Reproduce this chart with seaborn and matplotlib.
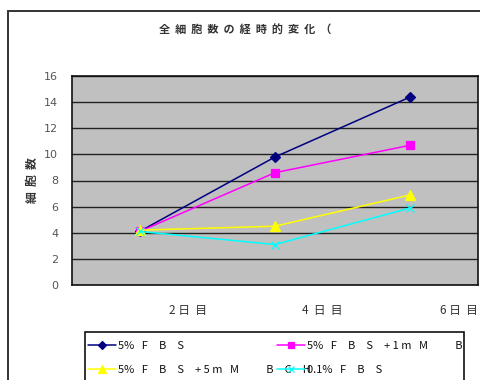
import matplotlib
matplotlib.use("Agg")
import matplotlib.pyplot as plt
from matplotlib.patches import Rectangle
from matplotlib.transforms import Bbox, TransformedBbox
import seaborn as sns

# --- data -------------------------------------------------------------
days = ["2日目", "4日目", "6日目"]
day_labels = ["2 日  目", "4  日  目", "6 日  目"]
series = ["5%FBS", "5%FBS+1mM BCH", "5%FBS+5mM BCH", "0.1%FBS"]
legend_labels = ["5%   F\u3000B\u3000S",
                 "5%   F\u3000B\u3000S\u3000+ 1 m   M\u3000\u3000  B\u3000C\u3000H",
                 "5%   F\u3000B\u3000S\u3000+ 5 m   M\u3000\u3000  B\u3000C\u3000H",
                 "0.1%   F\u3000B\u3000S"]
fbs5 = [4.1, 9.8, 14.4]
fbs5_bch1 = [4.1, 8.6, 10.7]
fbs5_bch5 = [4.2, 4.5, 6.9]
fbs01 = [4.1, 3.1, 5.9]
y_ticks = [0, 2, 4, 6, 8, 10, 12, 14, 16]
title = "全細胞数の経時的変化（"
y_title = "細胞数"

colors = ["#000080", "#FF00FF", "#FFFF00", "#00FFFF"]
markers = ["D", "s", "^", "x"]
marker_sizes = [5, 5.5, 6.5, 6]
values = [fbs5, fbs5_bch1, fbs5_bch5, fbs01]

sns.set_style("white")
plt.rcParams["font.family"] = ["Noto Sans CJK JP", "DejaVu Sans"]

W, H = 481, 380
fig = plt.figure(figsize=(W / 100, H / 100), dpi=100)
fig.patch.set_facecolor("white")

# outer chart frame
fig.add_artist(Rectangle((8 / W, -0.2), 2.0, 1 - 11 / H + 0.2,
                         transform=fig.transFigure, fill=False,
                         edgecolor="#333333", lw=1.4, zorder=0))

ax = fig.add_axes([72 / W, 1 - 285 / H, 406 / W, 209 / H])
ax.set_facecolor("#C0C0C0")

for name, vals, c, m, ms in zip(series, values, colors, markers, marker_sizes):
    sns.lineplot(x=days, y=vals, color=c, marker=m, markersize=ms,
                 markeredgecolor=c, markeredgewidth=0.9, lw=1.1,
                 label=name, ax=ax)
handles, _ = ax.get_legend_handles_labels()
if ax.get_legend() is not None:
    ax.get_legend().remove()

ax.set_xlim(-0.5, 2.5)
ax.set_ylim(0, 16)
ax.set_yticks(y_ticks)
ax.set_yticklabels([str(t) for t in y_ticks], fontsize=8, color="#555555",
                   family=["DejaVu Sans"])
ax.yaxis.grid(True, color="#222222", lw=1.0)
ax.xaxis.grid(False)
ax.set_axisbelow(True)
ax.tick_params(axis="y", length=0, pad=10)
ax.set_xticks([0.5, 1.5, 2.5])
ax.set_xticklabels(day_labels, fontsize=8.5, ha="right", color="#333333")
ax.tick_params(axis="x", direction="in", length=3, width=1, color="#222222",
               pad=14)
ax.set_xlabel("")
ax.set_ylabel("  ".join(y_title), fontsize=8.5, fontweight="bold",
              color="#333333", labelpad=4)
for s in ax.spines.values():
    s.set_color("#111111")
    s.set_linewidth(1.2)

fig.text(245 / W, 1 - 30 / H, "  ".join(title), ha="center", va="center",
         fontsize=8, fontweight="bold", color="#333333")

# legend box
lx0, lx1 = 85 / W, 464 / W
fig.add_artist(Rectangle((lx0, -0.2), lx1 - lx0, 1 - 332 / H + 0.2,
                         transform=fig.transFigure, facecolor="white",
                         edgecolor="#111111", lw=1.2, zorder=2))

order = [[0, 2], [1, 3]]
starts = [88, 277]
clip = TransformedBbox(Bbox([[lx0, 0], [lx1, 1]]), fig.transFigure)
for col, x0 in zip(order, starts):
    leg = fig.legend([handles[i] for i in col], [legend_labels[i] for i in col],
                     loc="upper left", bbox_to_anchor=(x0 / W, 1 - 341 / H),
                     frameon=False, borderpad=0, borderaxespad=0,
                     handlelength=2.5, handletextpad=0.2, labelspacing=1.25,
                     fontsize=8, labelcolor="#111111", markerscale=0.8)
    leg.set_zorder(3)
    for t in leg.get_texts():
        t.set_clip_box(clip)
        t.set_clip_on(True)

fig.savefig("out.png", dpi=100)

# Exercise aim
Make an exact copy of the lines from the top of the material through the line with "import seaborn as sns", pictures excluded.

# The reply
Reproduce this chart with seaborn and matplotlib.
import matplotlib
matplotlib.use("Agg")
import matplotlib.pyplot as plt
from matplotlib.patches import Rectangle
from matplotlib.transforms import Bbox, TransformedBbox
import seaborn as sns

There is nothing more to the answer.